A veces la veía a lo lejos, pasando el puente viejo de Burlada, y buscaba evitarla, aunque finalmente siempre acababa yendo hacia ella para vernos un instante. Pero en ocasiones mi instinto de conservación o quién sabe si egoísmo, para no ver claramente reflejada mi absoluta pequeñez, me susurraba al oído que no afrontase aquel rato, porque ella me iba a coger del brazo, siquiera metafóricamente, y me iba a dar una paliza de realismo, valentía y humanidad para la que ese día en ese momento no estaba preparado.

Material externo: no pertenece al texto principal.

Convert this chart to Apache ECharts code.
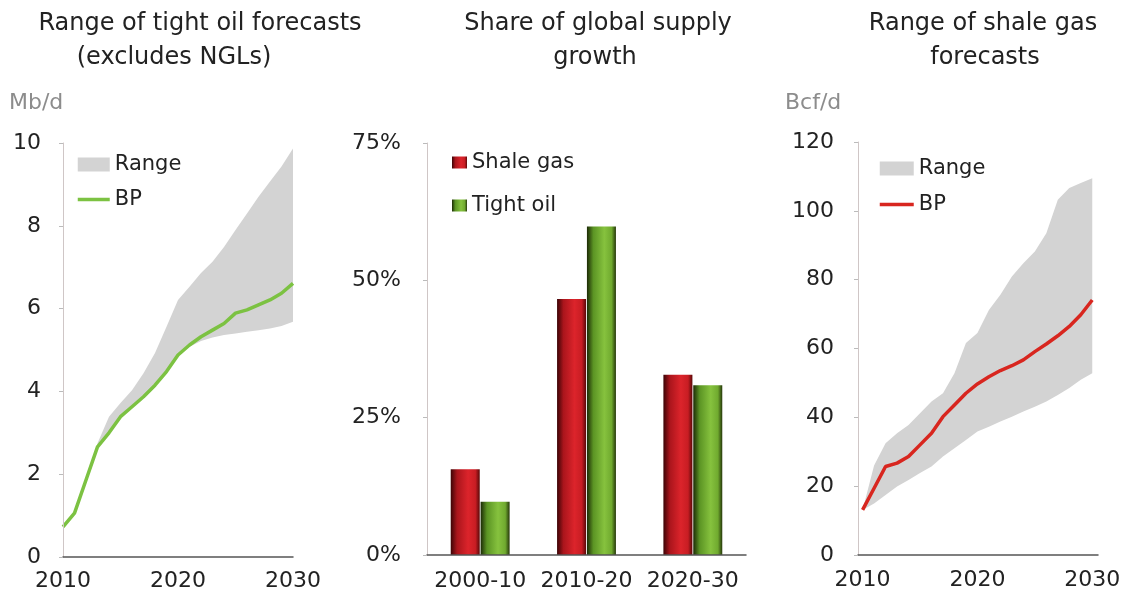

Uno no está todos los minutos del día disponible para contemplar a gente como ella, a mujeres como ella, que enfrentan la enfermedad y el dolor –que lo tuvo en cantidades industriales– y el presente y el futuro tan inciertos con la elegancia y sensatez y naturalidad con la que ella lo hizo tantos y tantos años. Hablabas también de tonterías, claro, lógicamente, de qué tal las cinco fieras que tenía en casa, de que una era así y la otra asá y aquella me gusta para tu Luka, de Gabi, claro, de amigos y amigas comunes, de lo que fuera, de si seguía de baja porque no estaba segura de coger el alta, de que el último tratamiento no había ido muy allá, ya ves, habrá que pensar otra cosa.

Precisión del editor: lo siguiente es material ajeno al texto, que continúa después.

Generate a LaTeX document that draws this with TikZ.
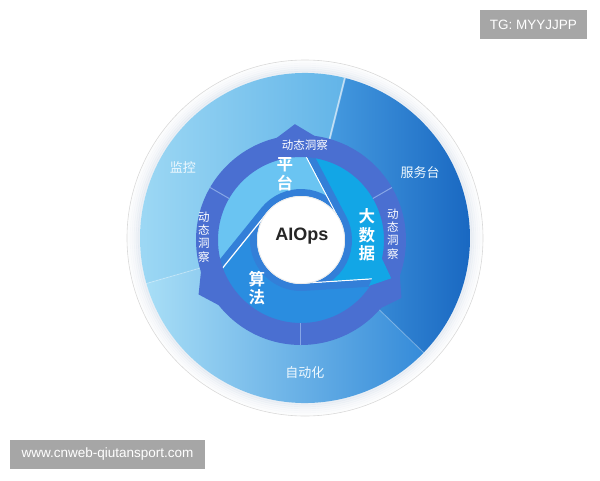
\documentclass[tikz,border=0pt]{standalone}
\usepackage{fontspec}
\newfontfamily\cjk{Noto Sans CJK SC}[BoldFont={Noto Sans CJK SC Bold}]
\newfontfamily\lat{Liberation Sans}
\definecolor{mon1}{HTML}{9DD8F4}
\definecolor{mon2}{HTML}{62B4E8}
\definecolor{aut1}{HTML}{A8DEF6}
\definecolor{aut2}{HTML}{358BD9}
\definecolor{srv1}{HTML}{4CA2E4}
\definecolor{srv2}{HTML}{1462BE}
\definecolor{ptc}{HTML}{6AC4F2}
\definecolor{bdc}{HTML}{12A6E6}
\definecolor{sfc}{HTML}{2A8DE0}
\definecolor{ringc}{HTML}{4A6FD1}
\definecolor{bandc}{HTML}{337FD8}
\definecolor{sepc}{HTML}{86A6E6}
\definecolor{shadowc}{HTML}{8FA8C8}
\definecolor{wmc}{HTML}{A6A6A6}
\definecolor{outl}{HTML}{F0F9FE}
\tikzset{
  wm/.style={fill=wmc, text=white, font=\lat\fontsize{13.5}{14}\selectfont, inner sep=0pt},
  outlab/.style={text=outl, font=\cjk\fontsize{13}{13}\selectfont},
  ringlab/.style={text=white, font=\cjk\fontsize{11.5}{13.2}\selectfont, align=center},
  inlab/.style={text=white, font=\cjk\bfseries\fontsize{16.5}{18.5}\selectfont, align=center},
  seclinemain/.style={draw=white, opacity=0.6, line width=1.8},
  secline/.style={draw=white, opacity=0.25, line width=1},
  ringsep/.style={draw=sepc, line width=1},
}
% vertices V1 (95:114), V2 (-23:98), V3 (208.6:115); centre circle r=44
% tangent points T1 27.7, T2 -86.3, T3 141.1
\def\RegP{(208.6:115) -- (141.1:44) arc[start angle=141.1, end angle=27.7, radius=44] -- (95:114) -- (95:200) -- (120:200) -- (150:200) -- (180:200) -- (208.6:200) -- cycle}
\def\RegB{(95:114) -- (27.7:44) arc[start angle=27.7, end angle=-86.3, radius=44] -- (-23:98) -- (-23:200) -- (0:200) -- (30:200) -- (60:200) -- (95:200) -- cycle}
\def\RegS{(-23:98) -- (-86.3:44) arc[start angle=-86.3, end angle=-218.9, radius=44] -- (208.6:115) -- (208.6:200) -- (240:200) -- (270:200) -- (300:200) -- (337:200) -- cycle}
\begin{document}
\begin{tikzpicture}[x=1pt,y=1pt]
\useasboundingbox (-301,-240) rectangle (299,240);
% watermarks
\node[wm, minimum width=107, minimum height=29] (tg) at (232.5,215.5) {TG: MYYJJPP};
\node[wm, minimum width=195, minimum height=29] (www) at (-193.5,-214.5) {www.cnweb-qiutansport.com};
% outer white band and sectors
\begin{scope}[shift={(4,2)}]
\fill[white] (0,0) circle (178);
\draw[black!15, line width=0.6] (0,0) circle (178);
\foreach \r/\o in {176/0.03,174/0.05,172/0.07,170/0.10,168/0.14,166/0.18}{
  \draw[line width=2.2, color=shadowc, opacity=\o] (0,0) circle (\r);}
\shade[left color=mon1, right color=mon2] (0,0) -- (76:165) arc[start angle=76, end angle=196, radius=165] -- cycle;
\shade[left color=aut1, right color=aut2] (0,0) -- (196:165) arc[start angle=196, end angle=316, radius=165] -- cycle;
\shade[left color=srv1, right color=srv2] (0,0) -- (316:165) arc[start angle=316, end angle=436, radius=165] -- cycle;
\coordinate (s1a) at (76:100); \coordinate (s1b) at (76:165);
\coordinate (s2a) at (196:100); \coordinate (s2b) at (196:165);
\coordinate (s3a) at (316:100); \coordinate (s3b) at (316:165);
\draw[seclinemain] (s1a) -- (s1b);
\draw[secline] (s2a) -- (s2b);
\draw[secline] (s3a) -- (s3b);
\end{scope}
% inner regions
\begin{scope}
  \clip (0,0) circle (84);
  \fill[ptc] \RegP;
  \fill[bdc] \RegB;
  \fill[sfc] \RegS;
  \begin{scope}
    \clip \RegP;
    \draw[bandc, line width=14] (27.7:44) arc[start angle=27.7, end angle=141.1, radius=44] -- (208.6:115);
    \draw[white, line width=2.4] (95:114) -- (27.7:44);
  \end{scope}
  \begin{scope}
    \clip \RegB;
    \draw[bandc, line width=14] (-86.3:44) arc[start angle=-86.3, end angle=27.7, radius=44] -- (95:114);
    \draw[white, line width=2.4] (-23:98) -- (-86.3:44);
  \end{scope}
  \begin{scope}
    \clip \RegS;
    \draw[bandc, line width=14] (141.1:44) arc[start angle=141.1, end angle=273.7, radius=44] -- (-23:98);
    \draw[white, line width=2.4] (208.6:115) -- (141.1:44);
  \end{scope}
\end{scope}
% ring
\fill[ringc, even odd rule] (0,0) circle (105) (0,0) circle (83);
\foreach \a in {93,-30,208}{
  \fill[ringc] (\a:116) -- (\a-13:103) -- (\a+13:103) -- cycle;}
\draw[ringsep] (30:83) -- (30:105);
\draw[ringsep] (150:83) -- (150:105);
\draw[ringsep] (270:83) -- (270:105);
% cyan arrow tip entering the ring
\fill[bdc] (-23:98) -- (-12:82) -- (-34:82) -- cycle;
% centre
\fill[white] (0,0) circle (44);
\draw[black!8, line width=0.8] (0,0) circle (43.6);
\node[font=\lat\bfseries\fontsize{18}{18}\selectfont, text=black!85] (aiops) at (1,4) {AIOps};
% labels
\node[inlab] (pt) at (-16,66) {平\\台};
\node[inlab] (bd) at (66,5) {大\\数\\据};
\node[inlab] (sf) at (-44,-48) {算\\法};
\node[ringlab] (r1) at (4,95) {动态洞察};
\node[ringlab] (r2) at (92,6) {动\\态\\洞\\察};
\node[ringlab] (r3) at (-97,3) {动\\态\\洞\\察};
\node[outlab] (jk) at (-118,73) {监控};
\node[outlab] (fw) at (119,67) {服务台};
\node[outlab] (zd) at (4,-133) {自动化};
\end{tikzpicture}
\end{document}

Cuando te despedías de Asun Ozkoidi tenías la total certeza de que te despedías de una gigante de la vida, de una verdadera y permanente campeona del mundo del vivir. Asun te miraba, te sonría –no solo sonreía, es que se reía mucho–, con toda esa belleza indiscutible que ya tenía en los 80 y los 90 y no podías sino sentir un relámpago de rabia y admiración y, ya digo, de insignificancia, como si no fueses nadie para poder charlar siquiera un rato con una persona de ese calibre. Asun se ha llevado su risa, su belleza y su grandeza hacia algún lugar mejor y seguro que desde allí alumbra los ratos más oscuros de su Gabi y de sus chicas. Fue la campeona del mundo de la luz.